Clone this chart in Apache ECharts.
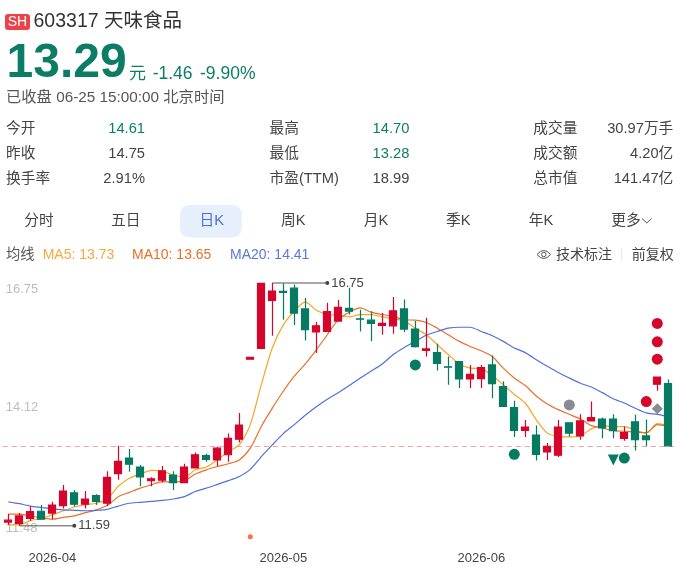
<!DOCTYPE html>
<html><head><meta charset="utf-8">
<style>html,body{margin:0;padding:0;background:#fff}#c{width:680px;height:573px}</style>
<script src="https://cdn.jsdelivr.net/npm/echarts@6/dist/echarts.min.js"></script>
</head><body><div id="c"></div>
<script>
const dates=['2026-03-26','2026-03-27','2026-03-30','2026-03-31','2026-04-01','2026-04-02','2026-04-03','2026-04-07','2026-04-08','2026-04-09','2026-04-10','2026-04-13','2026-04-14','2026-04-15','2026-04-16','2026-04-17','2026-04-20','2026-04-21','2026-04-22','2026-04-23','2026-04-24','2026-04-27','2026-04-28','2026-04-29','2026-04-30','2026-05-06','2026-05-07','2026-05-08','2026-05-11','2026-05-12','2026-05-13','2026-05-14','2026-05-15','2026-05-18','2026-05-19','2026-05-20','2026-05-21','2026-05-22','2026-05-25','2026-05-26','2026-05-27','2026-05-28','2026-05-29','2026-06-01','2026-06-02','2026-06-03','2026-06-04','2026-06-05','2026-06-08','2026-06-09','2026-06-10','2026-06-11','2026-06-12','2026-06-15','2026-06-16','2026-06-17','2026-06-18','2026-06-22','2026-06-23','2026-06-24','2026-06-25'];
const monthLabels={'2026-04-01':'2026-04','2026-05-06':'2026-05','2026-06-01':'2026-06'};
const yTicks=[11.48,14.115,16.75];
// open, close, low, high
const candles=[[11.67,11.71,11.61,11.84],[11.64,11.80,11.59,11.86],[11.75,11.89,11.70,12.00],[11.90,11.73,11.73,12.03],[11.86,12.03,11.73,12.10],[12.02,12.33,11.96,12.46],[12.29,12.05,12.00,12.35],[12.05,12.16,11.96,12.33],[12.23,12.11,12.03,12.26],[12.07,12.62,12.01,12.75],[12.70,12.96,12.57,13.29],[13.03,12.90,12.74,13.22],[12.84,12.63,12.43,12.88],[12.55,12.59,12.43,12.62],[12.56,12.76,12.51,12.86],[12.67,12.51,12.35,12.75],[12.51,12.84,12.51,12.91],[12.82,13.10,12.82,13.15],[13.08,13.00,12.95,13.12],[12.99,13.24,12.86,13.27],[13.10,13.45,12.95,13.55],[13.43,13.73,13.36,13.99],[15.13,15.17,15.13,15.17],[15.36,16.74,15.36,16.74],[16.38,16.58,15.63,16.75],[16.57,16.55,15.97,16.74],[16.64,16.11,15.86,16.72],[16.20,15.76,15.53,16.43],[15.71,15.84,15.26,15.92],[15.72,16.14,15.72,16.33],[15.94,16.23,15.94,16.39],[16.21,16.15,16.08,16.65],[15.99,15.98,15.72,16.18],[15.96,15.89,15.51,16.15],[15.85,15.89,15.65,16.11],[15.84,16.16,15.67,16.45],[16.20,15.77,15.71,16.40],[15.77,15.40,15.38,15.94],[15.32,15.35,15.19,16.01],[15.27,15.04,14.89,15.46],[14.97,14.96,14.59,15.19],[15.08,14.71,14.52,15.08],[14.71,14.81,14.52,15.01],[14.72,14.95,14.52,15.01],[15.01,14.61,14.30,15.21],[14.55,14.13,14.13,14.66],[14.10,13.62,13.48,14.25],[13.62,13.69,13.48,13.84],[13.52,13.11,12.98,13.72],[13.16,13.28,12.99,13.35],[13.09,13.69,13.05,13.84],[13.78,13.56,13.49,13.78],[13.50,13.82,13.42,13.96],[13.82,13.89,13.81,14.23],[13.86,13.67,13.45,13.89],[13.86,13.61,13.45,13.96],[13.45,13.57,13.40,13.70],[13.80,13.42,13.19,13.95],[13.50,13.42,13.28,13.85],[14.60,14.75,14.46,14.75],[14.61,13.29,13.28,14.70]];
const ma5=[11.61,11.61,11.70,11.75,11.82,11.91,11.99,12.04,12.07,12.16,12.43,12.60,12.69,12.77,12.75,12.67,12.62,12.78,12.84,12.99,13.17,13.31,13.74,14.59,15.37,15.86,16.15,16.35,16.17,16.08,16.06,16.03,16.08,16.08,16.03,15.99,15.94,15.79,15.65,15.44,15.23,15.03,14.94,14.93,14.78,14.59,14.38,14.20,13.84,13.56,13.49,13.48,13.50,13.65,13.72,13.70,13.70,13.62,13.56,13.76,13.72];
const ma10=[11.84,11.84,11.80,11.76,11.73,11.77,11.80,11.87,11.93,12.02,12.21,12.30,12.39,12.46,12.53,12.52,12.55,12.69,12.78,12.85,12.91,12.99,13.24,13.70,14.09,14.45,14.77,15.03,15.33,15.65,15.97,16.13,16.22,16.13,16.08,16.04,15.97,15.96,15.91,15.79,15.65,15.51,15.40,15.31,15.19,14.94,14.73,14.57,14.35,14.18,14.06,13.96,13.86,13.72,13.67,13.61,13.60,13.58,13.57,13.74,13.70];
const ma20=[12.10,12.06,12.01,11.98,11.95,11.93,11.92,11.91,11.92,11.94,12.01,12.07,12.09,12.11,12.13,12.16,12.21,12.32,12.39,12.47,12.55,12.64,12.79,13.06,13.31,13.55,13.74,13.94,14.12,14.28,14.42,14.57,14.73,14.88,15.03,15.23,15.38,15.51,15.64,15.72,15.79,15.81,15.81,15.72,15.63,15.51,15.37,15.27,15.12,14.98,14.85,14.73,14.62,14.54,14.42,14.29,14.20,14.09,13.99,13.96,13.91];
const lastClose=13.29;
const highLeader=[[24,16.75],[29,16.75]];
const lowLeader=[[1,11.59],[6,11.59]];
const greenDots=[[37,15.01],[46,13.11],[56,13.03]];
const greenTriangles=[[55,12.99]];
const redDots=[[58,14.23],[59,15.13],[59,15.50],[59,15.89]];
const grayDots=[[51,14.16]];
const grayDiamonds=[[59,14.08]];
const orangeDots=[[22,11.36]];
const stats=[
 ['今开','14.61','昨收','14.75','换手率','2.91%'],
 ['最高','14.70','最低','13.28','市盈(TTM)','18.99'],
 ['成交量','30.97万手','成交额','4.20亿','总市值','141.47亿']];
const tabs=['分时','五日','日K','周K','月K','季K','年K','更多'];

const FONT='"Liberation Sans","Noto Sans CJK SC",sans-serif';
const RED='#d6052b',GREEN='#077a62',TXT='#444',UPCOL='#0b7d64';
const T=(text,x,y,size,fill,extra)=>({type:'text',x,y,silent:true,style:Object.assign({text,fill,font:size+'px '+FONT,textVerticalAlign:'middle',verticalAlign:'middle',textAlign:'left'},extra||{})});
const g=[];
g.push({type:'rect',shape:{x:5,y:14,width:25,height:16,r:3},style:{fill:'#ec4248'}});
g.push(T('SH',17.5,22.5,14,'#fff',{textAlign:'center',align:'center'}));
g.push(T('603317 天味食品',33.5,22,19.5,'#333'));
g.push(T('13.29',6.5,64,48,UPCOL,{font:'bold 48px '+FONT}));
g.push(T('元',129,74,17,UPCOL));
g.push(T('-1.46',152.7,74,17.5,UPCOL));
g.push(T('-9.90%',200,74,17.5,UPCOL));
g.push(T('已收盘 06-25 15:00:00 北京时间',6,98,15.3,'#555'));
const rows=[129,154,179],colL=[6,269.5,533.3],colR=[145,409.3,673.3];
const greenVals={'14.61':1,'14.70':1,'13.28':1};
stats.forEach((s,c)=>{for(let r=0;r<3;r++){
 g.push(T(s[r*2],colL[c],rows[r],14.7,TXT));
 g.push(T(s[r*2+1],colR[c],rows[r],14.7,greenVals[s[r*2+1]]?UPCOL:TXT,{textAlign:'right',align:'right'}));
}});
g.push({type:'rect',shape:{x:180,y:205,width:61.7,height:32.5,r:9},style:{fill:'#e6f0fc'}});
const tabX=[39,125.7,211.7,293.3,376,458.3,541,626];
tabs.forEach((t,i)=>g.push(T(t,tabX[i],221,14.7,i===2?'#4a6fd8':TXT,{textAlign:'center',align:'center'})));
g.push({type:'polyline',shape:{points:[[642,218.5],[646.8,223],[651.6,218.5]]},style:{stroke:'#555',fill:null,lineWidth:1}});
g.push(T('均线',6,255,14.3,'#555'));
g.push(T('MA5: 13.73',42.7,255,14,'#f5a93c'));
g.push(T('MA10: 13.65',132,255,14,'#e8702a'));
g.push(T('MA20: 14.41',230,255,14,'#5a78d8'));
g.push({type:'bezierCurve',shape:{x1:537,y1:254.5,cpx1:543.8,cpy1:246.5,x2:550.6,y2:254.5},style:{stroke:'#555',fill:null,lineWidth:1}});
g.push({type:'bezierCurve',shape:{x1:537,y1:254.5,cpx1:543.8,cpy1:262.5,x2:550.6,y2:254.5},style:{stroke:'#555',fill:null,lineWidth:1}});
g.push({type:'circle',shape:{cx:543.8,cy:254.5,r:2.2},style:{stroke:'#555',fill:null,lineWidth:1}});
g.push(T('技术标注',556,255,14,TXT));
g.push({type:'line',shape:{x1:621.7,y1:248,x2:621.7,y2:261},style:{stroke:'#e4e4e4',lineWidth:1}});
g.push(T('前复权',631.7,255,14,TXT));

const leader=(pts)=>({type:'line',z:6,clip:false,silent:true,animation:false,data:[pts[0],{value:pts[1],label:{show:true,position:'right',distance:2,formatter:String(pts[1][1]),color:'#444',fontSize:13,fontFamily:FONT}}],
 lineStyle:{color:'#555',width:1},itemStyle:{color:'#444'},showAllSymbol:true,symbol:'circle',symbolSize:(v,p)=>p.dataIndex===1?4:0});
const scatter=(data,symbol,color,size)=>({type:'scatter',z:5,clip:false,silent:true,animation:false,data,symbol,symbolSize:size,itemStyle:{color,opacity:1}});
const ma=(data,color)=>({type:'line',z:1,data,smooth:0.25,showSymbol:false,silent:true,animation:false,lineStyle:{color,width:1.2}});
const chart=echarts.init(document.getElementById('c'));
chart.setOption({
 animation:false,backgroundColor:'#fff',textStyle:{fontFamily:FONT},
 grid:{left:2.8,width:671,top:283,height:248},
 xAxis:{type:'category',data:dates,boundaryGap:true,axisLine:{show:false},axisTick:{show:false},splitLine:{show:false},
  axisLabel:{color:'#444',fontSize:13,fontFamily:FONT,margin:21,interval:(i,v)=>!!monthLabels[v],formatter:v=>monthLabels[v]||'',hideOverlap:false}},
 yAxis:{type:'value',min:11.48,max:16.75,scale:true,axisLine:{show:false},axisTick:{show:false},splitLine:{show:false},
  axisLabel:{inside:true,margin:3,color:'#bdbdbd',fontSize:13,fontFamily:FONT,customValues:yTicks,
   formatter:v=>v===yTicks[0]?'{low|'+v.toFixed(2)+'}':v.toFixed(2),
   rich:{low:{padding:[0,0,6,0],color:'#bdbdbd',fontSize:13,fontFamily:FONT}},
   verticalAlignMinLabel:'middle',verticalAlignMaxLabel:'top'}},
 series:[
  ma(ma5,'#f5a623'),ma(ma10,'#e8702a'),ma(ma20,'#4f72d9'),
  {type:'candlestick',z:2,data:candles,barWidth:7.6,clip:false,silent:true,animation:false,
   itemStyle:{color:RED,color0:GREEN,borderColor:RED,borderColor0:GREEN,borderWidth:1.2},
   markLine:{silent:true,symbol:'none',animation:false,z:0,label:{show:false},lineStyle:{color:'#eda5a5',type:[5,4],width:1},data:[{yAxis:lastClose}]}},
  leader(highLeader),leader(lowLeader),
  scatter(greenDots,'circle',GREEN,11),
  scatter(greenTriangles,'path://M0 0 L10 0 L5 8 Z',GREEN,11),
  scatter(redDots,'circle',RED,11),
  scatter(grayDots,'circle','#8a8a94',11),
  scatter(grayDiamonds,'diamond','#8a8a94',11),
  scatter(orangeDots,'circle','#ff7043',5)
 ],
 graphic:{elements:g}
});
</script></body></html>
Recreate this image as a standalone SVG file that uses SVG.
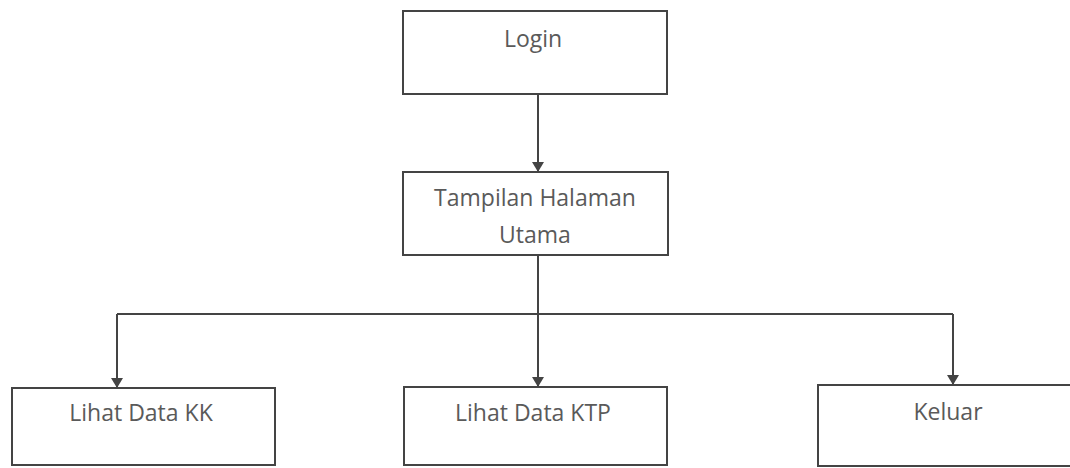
########################################
▶ [Aim] Within the listing above, find every line containing the string "this" and return it.

▶ [Output]
Clone this chart in Apache ECharts.
Recreate this image as a standalone SVG file that uses SVG.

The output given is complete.